А британский короткошерстный котенок стоит здесь 1,5 тысячи франков, это более полутора тысяч евро. И я очень благодарна беларусам, которые помогли мне собрать эту сумму, чтобы вернуть мою Шанель.
— В последнее время складывается впечатление, что из-за событий в Украине европейцы забыли о беларусах.
— Я не согласна с тем, что мы ушли из повестки. Объективно, война привлекает к себе основное внимание, но беларусы никуда не делись, потому что события в наших странах очень взаимосвязаны.
Наша судьба абсолютно зависит от Украины.
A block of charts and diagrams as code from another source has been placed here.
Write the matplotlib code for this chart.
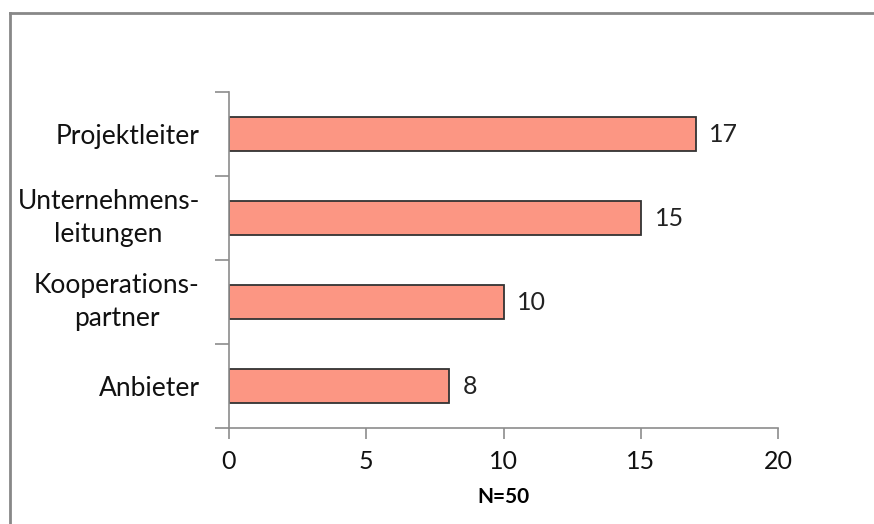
import numpy as np
import matplotlib
matplotlib.use('Agg')
import matplotlib.pyplot as plt
from matplotlib.lines import Line2D

plt.rcParams['font.family'] = ['Lato', 'DejaVu Sans']

categories = ['Projektleiter', 'Unternehmens-\nleitungen', 'Kooperations-\npartner', 'Anbieter']
values = [17, 15, 10, 8]
xticks = [0, 5, 10, 15, 20]
n_label = 'N=50'

W, H = 874, 524
fig = plt.figure(figsize=(W / 100, H / 100), dpi=100)
ax = fig.add_axes([229 / W, 1 - 428 / H, (778 - 229) / W, (428 - 92) / H])

y = np.arange(len(categories))
ax.barh(y, values, height=0.4, color='#FC9683', edgecolor='#333333', linewidth=1.3)
for yi, v in zip(y, values):
    ax.text(v + 0.5, yi, str(v), va='center', ha='left', fontsize=18, color='#222222')

ax.set_ylim(len(categories) - 0.5, -0.5)
ax.set_xlim(0, 20)
ax.set_xticks(xticks)
ax.set_yticks(y)
ax.set_yticklabels(categories, multialignment='center', linespacing=1.4)
for lab in ax.get_yticklabels():
    if '\n' in lab.get_text():
        lab.set_verticalalignment('center')
ax.set_yticks(np.arange(len(categories) + 1) - 0.5, minor=True)

for s in ['top', 'right']:
    ax.spines[s].set_visible(False)
for s in ['left', 'bottom']:
    ax.spines[s].set_color('#8c8c8c')
    ax.spines[s].set_linewidth(1.2)

ax.tick_params(axis='y', which='major', length=0, pad=21, labelsize=19, labelcolor='#111111')
ax.tick_params(axis='y', which='minor', length=10, width=1.2, color='#8c8c8c')
ax.tick_params(axis='x', length=8, width=1.2, color='#8c8c8c', pad=8, labelsize=18, labelcolor='#111111')
ax.set_xlabel(n_label, fontsize=15, fontweight='bold', labelpad=10)

# outer chart frame (only top and left visible in the crop)
fig.add_artist(Line2D([10 / W, 10 / W], [0, 1 - 13 / H], color='#888888', lw=2))
fig.add_artist(Line2D([10 / W, 1], [1 - 13 / H, 1 - 13 / H], color='#888888', lw=2))

fig.savefig('out.png', dpi=100)
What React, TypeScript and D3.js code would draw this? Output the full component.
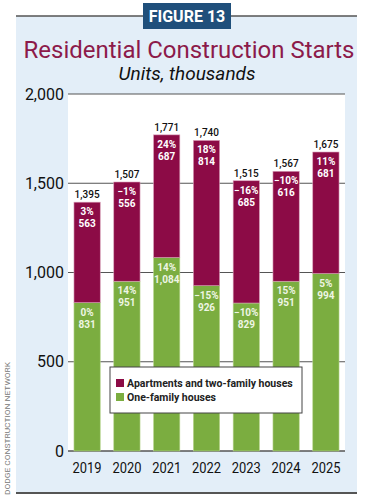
import React from "react";
import * as d3 from "d3";

const years = ["2019", "2020", "2021", "2022", "2023", "2024", "2025"];
const oneFamily = [831, 951, 1084, 926, 829, 951, 994];
const apartments = [563, 556, 687, 814, 685, 616, 681];
const totals = [1395, 1507, 1771, 1740, 1515, 1567, 1675];
const oneFamilyPct = ["0%", "14%", "14%", "−15%", "−10%", "15%", "5%"];
const apartmentsPct = ["3%", "−1%", "24%", "18%", "−16%", "−10%", "11%"];
const yTicks = [0, 500, 1000, 1500, 2000];

const W = 368;
const H = 500;
const MAROON = "#8c0b46";
const GREEN = "#7bad40";
const NAVY = "#1f4f7b";
const PANEL = "#e3eef8";
const FONT = "Roboto, 'Noto Sans', sans-serif";

export default function App() {
  const plot = { left: 68, right: 345, top: 94, bottom: 451 };

  const x = d3.scaleBand<string>()
    .domain(years)
    .range([plot.left, plot.right])
    .paddingInner(0.34)
    .paddingOuter(0.15);

  const y = d3.scaleLinear()
    .domain([0, 2000])
    .range([plot.bottom, plot.top]);

  const fmt = d3.format(",");

  return (
    <svg width={W} height={H} style={{ position: "absolute", left: 0, top: 0 }}>
      <rect x={0} y={0} width={W} height={H} fill="#fff" />
      <rect x={16} y={16} width={341} height={477} fill={PANEL} />
      <line x1={16} x2={357} y1={16} y2={16} stroke="#555" strokeWidth={1.5} />
      <line x1={16} x2={357} y1={493} y2={493} stroke="#555" strokeWidth={2} />

      <rect x={143} y={3} width={88} height={26} fill={NAVY} />
      <text x={187} y={22} textAnchor="middle" fill="#fff" fontFamily={FONT}
        fontWeight={700} fontSize={16}>FIGURE 13</text>

      <text x={189} y={58} textAnchor="middle" fill="#8c1a4a" fontFamily={FONT}
        fontSize={24} textLength={331} lengthAdjust="spacingAndGlyphs">
        Residential Construction Starts
      </text>
      <text x={187} y={80} textAnchor="middle" fill="#111" fontFamily={FONT}
        fontStyle="italic" fontSize={19}>Units, thousands</text>

      <rect x={plot.left} y={plot.top} width={plot.right - plot.left}
        height={plot.bottom - plot.top} fill="#fff" />

      {yTicks.map((t) => (
        <g key={t}>
          <line x1={plot.left} x2={plot.right} y1={y(t)} y2={y(t)}
            stroke="#555" strokeWidth={t === 0 ? 1.6 : 1.2} />
          <text x={64} y={y(t)} dy="0.35em" textAnchor="end" fill="#111"
            fontFamily={FONT} fontSize={16}>{fmt(t)}</text>
        </g>
      ))}

      {years.map((yr, i) => {
        const bx = x(yr)!;
        const bw = x.bandwidth();
        const cx = bx + bw / 2;
        const gTop = y(oneFamily[i]);
        const aTop = y(oneFamily[i] + apartments[i]);
        return (
          <g key={yr}>
            <rect x={bx} y={gTop} width={bw} height={y(0) - gTop} fill={GREEN}
              stroke="#b9d68f" strokeWidth={0.6} />
            <rect x={bx} y={aTop} width={bw} height={gTop - aTop} fill={MAROON}
              stroke="#d9a0b9" strokeWidth={0.6} />
            <text x={cx} y={aTop - 4} textAnchor="middle" fill="#111"
              fontFamily={FONT} fontWeight={500} fontSize={10}>{fmt(totals[i])}</text>
            <g fill="#fff" fontFamily={FONT} fontWeight={700} fontSize={10} textAnchor="middle">
              <text x={cx} y={aTop + 13}>{apartmentsPct[i]}</text>
              <text x={cx} y={aTop + 25}>{fmt(apartments[i])}</text>
              <text x={cx} y={gTop + 13} fill="#eef5e4">{oneFamilyPct[i]}</text>
              <text x={cx} y={gTop + 25} fill="#eef5e4">{fmt(oneFamily[i])}</text>
            </g>
            <text x={cx} y={473} textAnchor="middle" fill="#111" fontFamily={FONT}
              fontSize={15} textLength={29} lengthAdjust="spacingAndGlyphs">{yr}</text>
          </g>
        );
      })}

      <g>
        <rect x={110} y={367} width={192} height={46} fill="#fff" stroke="#444" strokeWidth={1} />
        <rect x={116} y={379} width={8} height={8} fill={MAROON} />
        <rect x={116} y={393} width={8} height={8} fill={GREEN} />
        <text x={127} y={387} fill="#222" fontFamily={FONT} fontWeight={700} fontSize={10.5}>
          Apartments and two-family houses
        </text>
        <text x={127} y={401} fill="#222" fontFamily={FONT} fontWeight={700} fontSize={10.5}>
          One-family houses
        </text>
      </g>

      <text transform="translate(10,495) rotate(-90)" fill="#777" fontFamily={FONT}
        fontSize={8} textLength={133} lengthAdjust="spacingAndGlyphs">
        DODGE CONSTRUCTION NETWORK
      </text>
    </svg>
  );
}
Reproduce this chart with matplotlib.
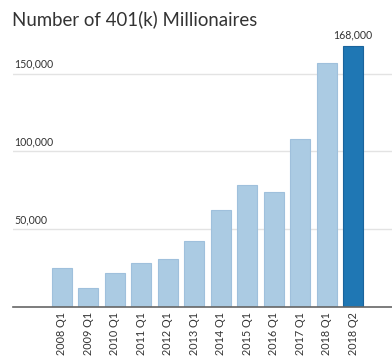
import matplotlib
matplotlib.use("Agg")
import matplotlib.pyplot as plt

categories = ["2008 Q1", "2009 Q1", "2010 Q1", "2011 Q1", "2012 Q1", "2013 Q1",
              "2014 Q1", "2015 Q1", "2016 Q1", "2017 Q1", "2018 Q1", "2018 Q2"]
values = [25000, 12000, 22000, 28000, 31000, 42000,
          62000, 78000, 74000, 108000, 157000, 168000]
ytick_values = [50000, 100000, 150000]
ytick_labels = ["50,000", "100,000", "150,000"]
title = "Number of 401(k) Millionaires"

plt.rcParams['font.family'] = ['Lato', 'DejaVu Sans']
W, H = 392, 362
fig = plt.figure(figsize=(W / 100, H / 100), dpi=100)
base_y = 306.7
top_y = 34.7
ax = fig.add_axes([13 / W, (H - base_y) / H, 1 - 13 / W, (base_y - top_y) / H])

light, dark = "#abcbe3", "#1f77b4"
colors = [light] * (len(values) - 1) + [dark]
edges = ["#9fc0dc"] * (len(values) - 1) + ["#1a649c"]
x = list(range(len(values)))
ax.bar(x, values, width=0.76, color=colors, edgecolor=edges, linewidth=0.8, zorder=2)

ax.set_xlim(-1.85, 12.47)
ax.set_ylim(0, 175000)
for v, lab in zip(ytick_values, ytick_labels):
    ax.axhline(v, color="#e3e3e3", linewidth=1.0, zorder=1)
    ax.text(0.003, v + 2500, lab, transform=ax.get_yaxis_transform(),
            ha="left", va="bottom", fontsize=7.6, color="#333333")

ax.text(x[-1], values[-1] + 3000, f"{values[-1]:,}", ha="center", va="bottom",
        fontsize=7.6, color="#333333")

ax.set_xticks(x)
ax.set_xticklabels(categories, rotation=90, fontsize=7.8, color="#333333")
ax.tick_params(axis="x", length=0, pad=4)
ax.set_yticks([])
for s in ["top", "right", "left"]:
    ax.spines[s].set_visible(False)
ax.spines["bottom"].set_color("#666666")
ax.spines["bottom"].set_linewidth(1.2)
ax.spines["bottom"].set_zorder(3)

fig.text(12 / W, 1 - 19 / H, title, ha="left", va="center", fontsize=13.4, color="#333333")

fig.savefig("out.png", dpi=100)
И когда у меня спрашивают, как Европа может помочь беларусским политзаключенным и Беларуси, я говорю однозначно — помогите Украине.
Если Украина выиграет эту войну, вернее, не если, она ее обязательно выиграет, это повлечет за собой падение обоих режимов — и в Московии, и в Беларуси.
— Какое желание вы загадаете на Новый год?
— Желание у меня одно, но в нем три составляющих — окончание войны, освобождение политзаключенных в Беларуси и падение диктатуры. А еще я очень хочу приехать в Новую Беларусь!